Anwar states that at the Moscow airport a meeting chaired by Gromyko was arranged between the hitherto antagonistic leaders.[13] This is not true. Taraki stayed in Moscow for two days (10 and 11 September) and met twice with Brezhnev, Gromyko, and Brezhnev’s foreign affairs adviser, Andrey Alexander, in the Kremlin. The first meeting was also attended by Afghan Foreign Minister Shah Wali and Sayyed Mohammad Daoud Tarun, President Taraki’s aide de camp. This meant that it was an ordinary meeting. But the second meeting went awry. When the Afghans, as before, took seats, they were told that all should leave except for President Taraki. Shah Wali and Tarun still remained, thinking that as senior officials they would also be taking part as before. But the security guards roughly pushed them out.[14] The meeting must have been exceptional. The exclusion of Shah Wali probably meant the inclusion of Karmal. The joint communiqué issued following the meetings made no reference to the formation of a government representing a “national democratic front.” Afghan sources stated that Taraki and Brezhnev had agreed to change the Afghan government. Probably, as Anwar states, Soviet leaders had advised Taraki to send Amin and his supporters into diplomatic exile and appoint Karmal prime minister and deputy general secretary of the party, while he was to remain as head of the party and the state. What is now certain is that “Moscow urged Taraki to put Amin in his place, with help from ambassador Puzanov,…General Ivanov, and General Pavlovsky.” At the time, the latter two were on missions in Kabul as representatives of the KGB and the Soviet Ministry of Defense respectively.[15] The phrase “to put Amin in his place” could mean anything. It was hoped that these changes would result in a government representing a “national democratic front.”[16] Taraki had to put the scheme into operation.

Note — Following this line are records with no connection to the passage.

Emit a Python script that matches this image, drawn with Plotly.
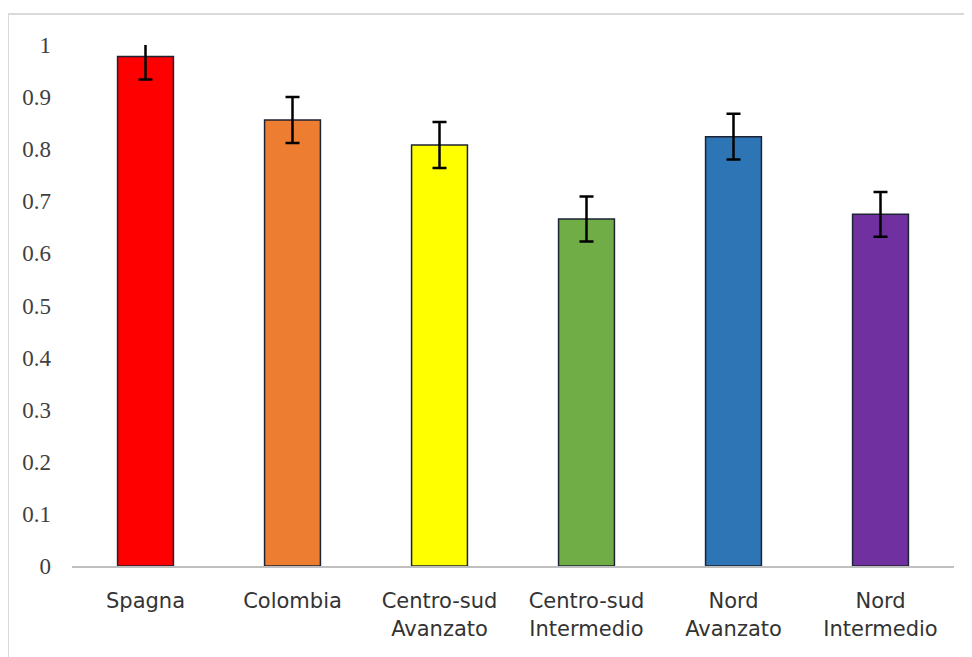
import plotly.graph_objects as go

categories = ["Spagna", "Colombia", "Centro-sud<br>Avanzato", "Centro-sud<br>Intermedio", "Nord<br>Avanzato", "Nord<br>Intermedio"]
values = [0.978, 0.856, 0.808, 0.666, 0.824, 0.675]
errors = [0.044, 0.044, 0.044, 0.043, 0.044, 0.043]
colors = ["#FF0000", "#ED7D31", "#FFFF00", "#70AD47", "#2E75B6", "#7030A0"]
y_ticks = [0, 0.1, 0.2, 0.3, 0.4, 0.5, 0.6, 0.7, 0.8, 0.9, 1]
y_tick_labels = ["0", "0.1", "0.2", "0.3", "0.4", "0.5", "0.6", "0.7", "0.8", "0.9", "1"]

fig = go.Figure(go.Bar(
    x=categories, y=values,
    marker=dict(color=colors, line=dict(color="#1c2333", width=1.5)),
    width=0.38,
    error_y=dict(type="data", array=errors, visible=True, color="black", thickness=2.5, width=7),
    cliponaxis=False,
))

fig.update_layout(
    width=972, height=657,
    margin=dict(l=64, r=26, t=37, b=99),
    paper_bgcolor="white", plot_bgcolor="white",
    showlegend=False,
    xaxis=dict(showline=True, linecolor="#bfbfbf", linewidth=2, ticks="",
               tickfont=dict(family="DejaVu Sans", size=21, color="#333333"),
               ticklabelstandoff=15),
    yaxis=dict(range=[0, 1], tickvals=y_ticks, ticktext=y_tick_labels, showgrid=False,
               zeroline=False, showline=False, ticks="",
               tickfont=dict(family="Liberation Serif", size=23, color="#404040"),
               ticklabelstandoff=20),
    shapes=[dict(type="rect", xref="paper", yref="paper",
                 x0=-0.0726, x1=1.04, y0=-0.2, y1=1.0595,
                 line=dict(color="#d9d9d9", width=2), layer="below")],
)

fig.write_html("out.html")
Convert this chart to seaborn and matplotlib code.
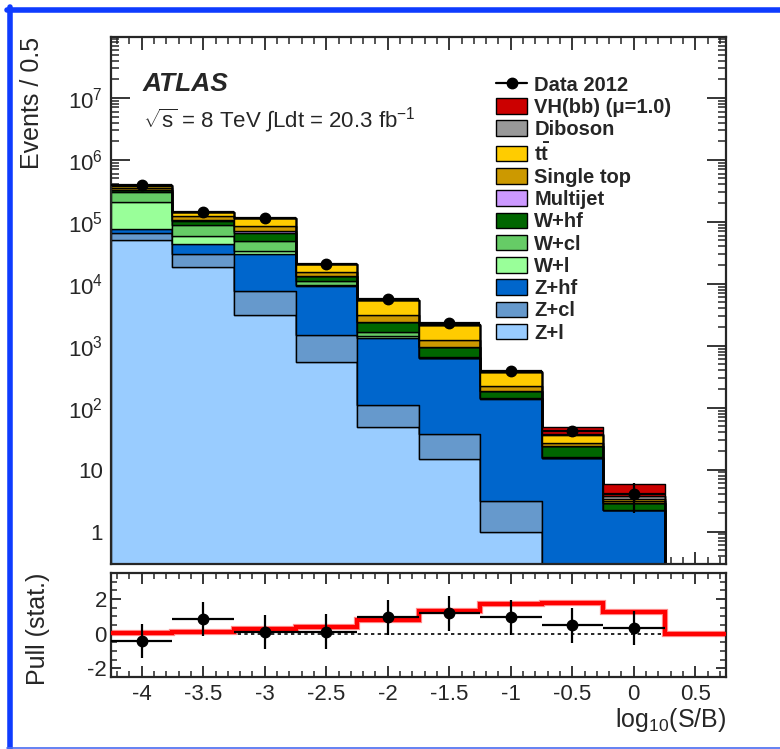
import numpy as np
import pandas as pd
import matplotlib
matplotlib.use("Agg")
import matplotlib.pyplot as plt
from matplotlib.patches import Patch
from matplotlib.lines import Line2D
from matplotlib.ticker import MultipleLocator, LogLocator, FuncFormatter, NullFormatter
import seaborn as sns

# binning in log10(S/B)
bin_edges = [-4.25, -3.75, -3.25, -2.75, -2.25, -1.75, -1.25, -0.75, -0.25, 0.25, 0.75]
bin_centers = [-4.0, -3.5, -3.0, -2.5, -2.0, -1.5, -1.0, -0.5, 0.0, 0.5]

# background / signal yields per bin
vh = [30, 50, 80, 100, 60, 40, 8, 11.4, 2.1, 0]
diboson = [3000, 3000, 2000, 500, 100, 30, 7, 0.9, 0.3, 0]
ttbar = [40000, 20000, 26000, 5300, 2310, 890, 150, 9.7, 0.3, 0]
single_top = [20000, 15000, 15000, 1800, 690, 290, 31, 3.1, 0.2, 0]
multijet = [3000, 3000, 6000, 200, 20, 5, 1, 0.1, 0.0, 0]
w_hf = [18000, 15000, 17000, 2250, 700, 295, 43, 7.8, 0.65, 0]
w_cl = [95000, 29000, 15000, 1350, 270, 15, 3, 0.4, 0.03, 0]
w_l = [133000, 16000, 4000, 460, 90, 15, 2, 0.2, 0.02, 0]
z_hf = [10000, 14000, 22400, 7625, 1208, 592, 137, 15.4, 2.2, 0]
z_cl = [15000, 11400, 4520, 969, 63, 22.8, 2.1, 0, 0, 0]
z_l = [51000, 18600, 3080, 546, 49, 14.8, 1.0, 0, 0, 0]

data_x = [-4.0, -3.5, -3.0, -2.5, -2.0, -1.5, -1.0, -0.5, 0.0]
data_y = [390000, 145000, 115000, 21000, 5700, 2330, 395, 42, 4]
data_err = [624, 381, 339, 145, 75, 48, 20, 6.5, 2.0]

pull_data = [-0.43, 0.84, 0.10, 0.12, 0.94, 1.18, 0.94, 0.49, 0.33]
pull_signal = [0.05, 0.12, 0.27, 0.41, 0.80, 1.31, 1.70, 1.76, 1.24, 0.0]

sample_names = ["VH(bb) (\u03bc=1.0)", "Diboson", r"t$\mathbf{\bar{t}}$", "Single top",
                "Multijet", "W+hf", "W+cl", "W+l", "Z+hf", "Z+cl", "Z+l"]
sample_values = [vh, diboson, ttbar, single_top, multijet, w_hf, w_cl, w_l, z_hf, z_cl, z_l]
sample_colors = ["#cc0000", "#999999", "#ffcc00", "#cc9900", "#cc99ff", "#006600",
                 "#66cc66", "#99ff99", "#0066cc", "#6699cc", "#99ccff"]

sns.set_style("ticks")
plt.rcParams["font.family"] = ["Liberation Sans", "DejaVu Sans"]
plt.rcParams["mathtext.fontset"] = "custom"
plt.rcParams["mathtext.rm"] = "Liberation Sans"
plt.rcParams["mathtext.it"] = "Liberation Sans:italic"
plt.rcParams["mathtext.bf"] = "Liberation Sans:bold"
plt.rcParams["axes.unicode_minus"] = False

rows = []
for name, vals in zip(sample_names, sample_values):
    for c, v in zip(bin_centers, vals):
        rows.append({"x": c, "w": v, "sample": name})
df = pd.DataFrame(rows)
palette = dict(zip(sample_names, sample_colors))

fig = plt.figure(figsize=(7.8, 7.49), dpi=100)
ax = fig.add_axes([0.1423, 0.247, 0.7885, 0.7036])
axp = fig.add_axes([0.1423, 0.0961, 0.7885, 0.1389])

# stacked histogram (first hue level ends up on top of the stack)
sns.histplot(data=df, x="x", weights="w", hue="sample", hue_order=sample_names,
             palette=palette, bins=bin_edges, multiple="stack", element="step",
             edgecolor="black", linewidth=1.0, alpha=1, legend=False, ax=ax)
ax.set_yscale("log")
ax.errorbar(data_x, data_y, xerr=0.25, yerr=data_err, fmt="o", color="black",
            ms=7.5, lw=1.6, capsize=0, zorder=10)

ax.set_xlim(-4.25, 0.75)
ax.set_ylim(0.3, 9.6e7)
ax.set_xlabel("")
ax.set_ylabel("Events / 0.5", fontsize=18, loc="top", labelpad=17)


def log_fmt(v, pos):
    e = int(round(np.log10(v)))
    if e == 0:
        return "1"
    if e == 1:
        return "10"
    return r"$10^{%d}$" % e


ax.yaxis.set_major_locator(LogLocator(base=10, numticks=20))
ax.yaxis.set_minor_locator(LogLocator(base=10, subs=np.arange(2, 10), numticks=20))
ax.yaxis.set_major_formatter(FuncFormatter(log_fmt))
ax.yaxis.set_minor_formatter(NullFormatter())
ax.xaxis.set_major_locator(MultipleLocator(0.5))
ax.xaxis.set_minor_locator(MultipleLocator(0.1))
ax.tick_params(axis="x", which="both", direction="in", top=True, bottom=True, labelbottom=False)
ax.tick_params(axis="x", which="major", length=9, width=1.3)
ax.tick_params(axis="x", which="minor", length=5, width=1.1)
ax.tick_params(axis="y", which="both", direction="in", left=True, right=True, labelsize=16, pad=6)
ax.tick_params(axis="y", which="major", length=14, width=1.3)
ax.tick_params(axis="y", which="minor", length=6, width=1.1)
for s in ax.spines.values():
    s.set_linewidth(1.6)

ax.text(0.052, 0.91, "ATLAS", transform=ax.transAxes, fontsize=19, fontweight="bold",
        fontstyle="italic", va="center", ha="left")
ax.text(0.052, 0.842, r"$\sqrt{\mathrm{s}}$ = 8 TeV $\int$Ldt = 20.3 fb$^{\mathrm{-1}}$",
        transform=ax.transAxes, fontsize=16, va="center", ha="left")

handles = [Line2D([0], [0], color="black", marker="o", ms=7.5, lw=1.6)]
labels = ["Data 2012"]
for name, col in zip(sample_names, sample_colors):
    handles.append(Patch(facecolor=col, edgecolor="black", linewidth=1.0))
    labels.append(name)
leg = fig.legend(handles, labels, loc="upper left", bbox_to_anchor=(0.636, 0.899),
                 frameon=False, borderpad=0, borderaxespad=0, handlelength=1.55,
                 handleheight=0.8, handletextpad=0.35, labelspacing=0.16,
                 prop={"size": 14.5, "weight": "bold"})

# pull panel
axp.stairs(pull_signal, bin_edges, color="#ff9090", lw=4.5, baseline=None, zorder=2)
axp.stairs(pull_signal, bin_edges, color="#ff0000", lw=3.0, baseline=None, zorder=3)
axp.axhline(0, color="black", lw=1.2, ls=(0, (2, 2)), zorder=1)
axp.errorbar(data_x, pull_data, xerr=0.25, yerr=1.0, fmt="o", color="black",
             ms=7.5, lw=1.6, capsize=0, zorder=5)
axp.set_xlim(-4.25, 0.75)
axp.set_ylim(-2.5, 3.5)
axp.set_ylabel("Pull (stat.)", fontsize=18, loc="top", labelpad=27)
axp.xaxis.set_major_locator(MultipleLocator(0.5))
axp.xaxis.set_minor_locator(MultipleLocator(0.1))
axp.xaxis.set_major_formatter(FuncFormatter(lambda v, p: "%g" % v))
axp.yaxis.set_major_locator(MultipleLocator(2))
axp.yaxis.set_minor_locator(MultipleLocator(0.5))
axp.tick_params(axis="both", which="both", direction="in", top=True, bottom=True,
                left=True, right=True, labelsize=16)
axp.tick_params(axis="x", which="major", length=8, width=1.3, pad=5)
axp.tick_params(axis="x", which="minor", length=4, width=1.1)
axp.tick_params(axis="y", which="major", length=7, width=1.3, pad=3)
axp.tick_params(axis="y", which="minor", length=4, width=1.1)
for s in axp.spines.values():
    s.set_linewidth(1.6)
fig.text(726 / 780, 1 - 720 / 749, r"log$_{10}$(S/B)", fontsize=18, ha="right", va="center")

# blue slide frame
fig.add_artist(Line2D([9.5 / 780, 9.5 / 780], [0, 1 - 7 / 749], transform=fig.transFigure,
                      color="#0f3cff", lw=4))
fig.add_artist(Line2D([7 / 780, 1], [1 - 9.5 / 749, 1 - 9.5 / 749], transform=fig.transFigure,
                      color="#0f3cff", lw=4))
fig.add_artist(Line2D([7 / 780, 1], [1.2 / 749, 1.2 / 749], transform=fig.transFigure,
                      color="#4a6cf0", lw=1.2))

fig.savefig("out.png", dpi=100)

On the day when Taraki’s plane was about to land at Kabul airport, Sarwari had arranged that a death squad would gun down Amin when he was on his way to receive Taraki. But in this game Amin proved superior to his rivals. Since the official next to Sarwari in AGSA worked secretly for him, Amin knew of Sarwari’s moves against him. Also, through the efforts of Sayyed Daoud Tarun, Amin was informed of Taraki’s moves. Amin had received an encoded telegram from Tarun in Moscow, stating that the Moscow meeting had decided on his elimination. Although barred from the meeting, Tarun knew of its content through a minute intelligence device that he had planted in his master’s (Taraki’s) pocket. Tarun served more as an attendant of Taraki than as a member of the delegation. Not long afterwards, what had allegedly gone on in Moscow was known in Kabul, and the news of the meeting between Taraki and Karmal spread like wildfire. On the day of Taraki’s arrival in Kabul, Amin had taken control of the airport, replacing its personnel with persons loyal to him. He himself wore an armored shield under his clothes. On that occasion no incident occurred.